無人運転で逆走の大事故 横浜 シーサイドラインで14人重軽傷
週刊『前進』02頁(3041号02面01)(2019/06/05)
無人運転で逆走の大事故
横浜 シーサイドラインで14人重軽傷
「想定外」の事態に対処できない装置
横浜市などが出資して設立された第三セクターの新交通システム「シーサイドライン」の新杉田駅で、6月1日午後8時15分ごろ、車両が逆走して車止めに激突する事故が起きた。シーサイドラインは運転士がいない完全自動運転で、車両は新杉田駅を出発しようとしてドアを閉じた直後に逆走を始め、約26㍍後方の車止めにぶつかった。この事故で14人がけがをし、うち6人が骨折などの重傷を負った。車両は時速約10㌔で逆走したと見られている。よりスピードが速い自動運転中の事故であれば、被害はもっと拡大していたはずだ。

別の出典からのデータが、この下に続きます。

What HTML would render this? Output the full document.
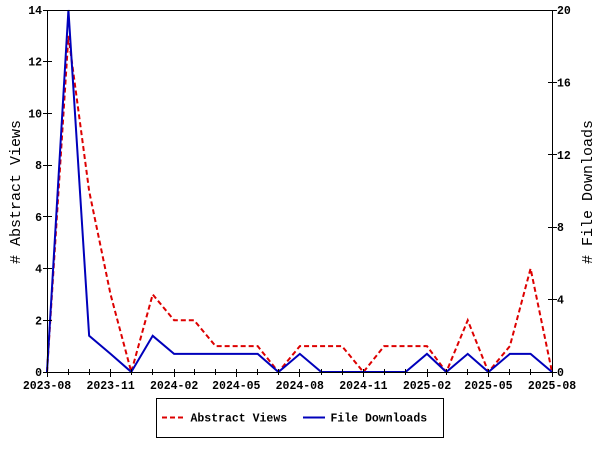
<!DOCTYPE html>
<html>
<head>
<meta charset="utf-8">
<style>
html,body{margin:0;padding:0;background:#fff;}
svg{display:block;}
text{font-family:"Liberation Mono","DejaVu Sans Mono",monospace;fill:#000;}
.tl{font-size:11.5px;font-weight:bold;}
.tt{font-size:15px;}
</style>
</head>
<body>
<svg width="600" height="450" viewBox="0 0 600 450" xmlns="http://www.w3.org/2000/svg">
<rect x="0" y="0" width="600" height="450" fill="#fff"/>

<!-- series -->
<polyline fill="none" stroke="#dd0000" stroke-width="2" stroke-dasharray="5,3"
points="47,372 68.42,35.86 89.14,190.99 110.56,294.43 131.28,372 152.70,294.43 174.11,320.29 194.15,320.29 215.56,346.14 236.29,346.14 257.70,346.14 278.43,372 299.84,346.14 321.26,346.14 341.98,346.14 363.40,372 384.12,346.14 405.54,346.14 426.96,346.14 446.30,372 467.72,320.29 488.44,372 509.86,346.14 530.58,268.57 552,372"/>
<polyline fill="none" stroke="#0000bb" stroke-width="2"
points="47,372 68.42,10 89.14,335.8 110.56,353.9 131.28,372 152.70,335.8 174.11,353.9 194.15,353.9 215.56,353.9 236.29,353.9 257.70,353.9 278.43,372 299.84,353.9 321.26,372 341.98,372 363.40,372 384.12,372 405.54,372 426.96,353.9 446.30,372 467.72,353.9 488.44,372 509.86,353.9 530.58,353.9 552,372"/>

<!-- frame -->
<g shape-rendering="crispEdges" stroke="#000" stroke-width="1" fill="none">
<rect x="47.5" y="10.5" width="505" height="362"/>
<!-- left ticks -->
<path d="M43 372.5H52M43 320.5H52M43 268.5H52M43 216.5H52M43 165.5H52M43 113.5H52M43 61.5H52M43 10.5H52"/>
<!-- right ticks -->
<path d="M548 372.5H557M548 299.5H557M548 227.5H557M548 154.5H557M548 82.5H557M548 10.5H557"/>
<!-- x minor ticks -->
<path d="M68.5 369V375M89.5 369V375M131.5 369V375M152.5 369V375M194.5 369V375M215.5 369V375M257.5 369V375M278.5 369V375M321.5 369V375M342.5 369V375M384.5 369V375M405.5 369V375M446.5 369V375M467.5 369V375M509.5 369V375M530.5 369V375"/>
<!-- x major ticks -->
<path d="M47.5 369V377M110.5 369V377M174.5 369V377M236.5 369V377M299.5 369V377M363.5 369V377M427.5 369V377M488.5 369V377M552.5 369V377"/>
</g>

<!-- left tick labels -->
<g class="tl" text-anchor="end">
<text class="tl" x="42" y="376">0</text>
<text class="tl" x="42" y="324.3">2</text>
<text class="tl" x="42" y="272.6">4</text>
<text class="tl" x="42" y="220.9">6</text>
<text class="tl" x="42" y="169.1">8</text>
<text class="tl" x="42" y="117.4">10</text>
<text class="tl" x="42" y="65.7">12</text>
<text class="tl" x="42" y="14">14</text>
</g>
<!-- right tick labels -->
<g>
<text class="tl" x="557" y="376">0</text>
<text class="tl" x="557" y="303.6">4</text>
<text class="tl" x="557" y="231.2">8</text>
<text class="tl" x="557" y="158.8">12</text>
<text class="tl" x="557" y="86.4">16</text>
<text class="tl" x="557" y="14">20</text>
</g>
<!-- x labels -->
<g text-anchor="middle">
<text class="tl" x="47" y="389">2023-08</text>
<text class="tl" x="110.6" y="389">2023-11</text>
<text class="tl" x="174.1" y="389">2024-02</text>
<text class="tl" x="236.3" y="389">2024-05</text>
<text class="tl" x="299.8" y="389">2024-08</text>
<text class="tl" x="363.4" y="389">2024-11</text>
<text class="tl" x="427" y="389">2025-02</text>
<text class="tl" x="488.4" y="389">2025-05</text>
<text class="tl" x="552" y="389">2025-08</text>
</g>

<!-- axis titles -->
<text class="tt" text-anchor="middle" transform="translate(20,192) rotate(-90)"># Abstract Views</text>
<text class="tt" text-anchor="middle" transform="translate(592,192) rotate(-90)"># File Downloads</text>

<!-- legend -->
<rect x="156.5" y="398.5" width="287" height="39" fill="#fff" stroke="#000" stroke-width="1" shape-rendering="crispEdges"/>
<line x1="162" y1="417.5" x2="184" y2="417.5" stroke="#dd0000" stroke-width="2" stroke-dasharray="5,3"/>
<text class="tl" x="190.5" y="421.5">Abstract Views</text>
<line x1="303" y1="417.5" x2="325" y2="417.5" stroke="#0000bb" stroke-width="2"/>
<text class="tl" x="330.5" y="421.5">File Downloads</text>
</svg>
</body>
</html>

シーサイドラインは、あらかじめ登録されたダイヤ情報をもとに、司令所にある運行管理装置で進路設定や発車時刻などを制御し、自動運転装置でプログラムに沿った無人運転をしている。しかし、車両が逆走することはまったく想定されていなかった。自動運転装置のプログラムにあらかじめ組み込まれていない事態が起きたとき、事故は防ぎようがないのだ。
ドライバレス運転狙うJRを許すな
列車の自動運転など絶対に成り立たない。今回の事故は、そのことをはっきりと突き出した。JR東日本は山手線のドライバレス運転の実験に着手した。そして、「自動運転もできるのだから運転士・車掌という特別の職名や特別の待遇はもはや必要ない」として運転士・車掌の廃止に踏み込んでいる。だが、無謀な自動運転は、できたとしても山手線などの首都圏の線区に限られている。にもかかわらずJRは、AI(人工知能)万能論を振りかざし、それを社会の必然的な動きであるかのように押し出して、労働者にあきらめを強いようとしている。
この攻撃は、日本帝国主義の基本戦略でもある。日帝資本は、米中間の争闘戦が軍事的対立をはらみつつ激化の一途をたどり、世界経済が急速に収縮する中で、AI化に延命の道を求める以外にない。またそれは、新自由主義がもたらした労働力人口の減少という事態を乗り切る唯一の方策でもある。だがそれは、どこまでも絶望的なものでしかない。
6・9国鉄集会に集まり反撃しよう
その先頭を走っているのがJRだ。JR東日本は運転士・車掌の廃止で鉄道業務の本格的な分社化に乗り出そうとしている。また、JR東労組すら解体して、「労働組合のない社会」をつくろうとしている。この攻撃を許したら、それはJRをモデルに全社会に押し広げられる。
目前に迫った6・9国鉄集会は、これと対決し、「非正規職だけの社会にさせない」重要な闘いだ。なんとしてもこの集会への大結集を実現し、反撃の扉をこじ開けよう。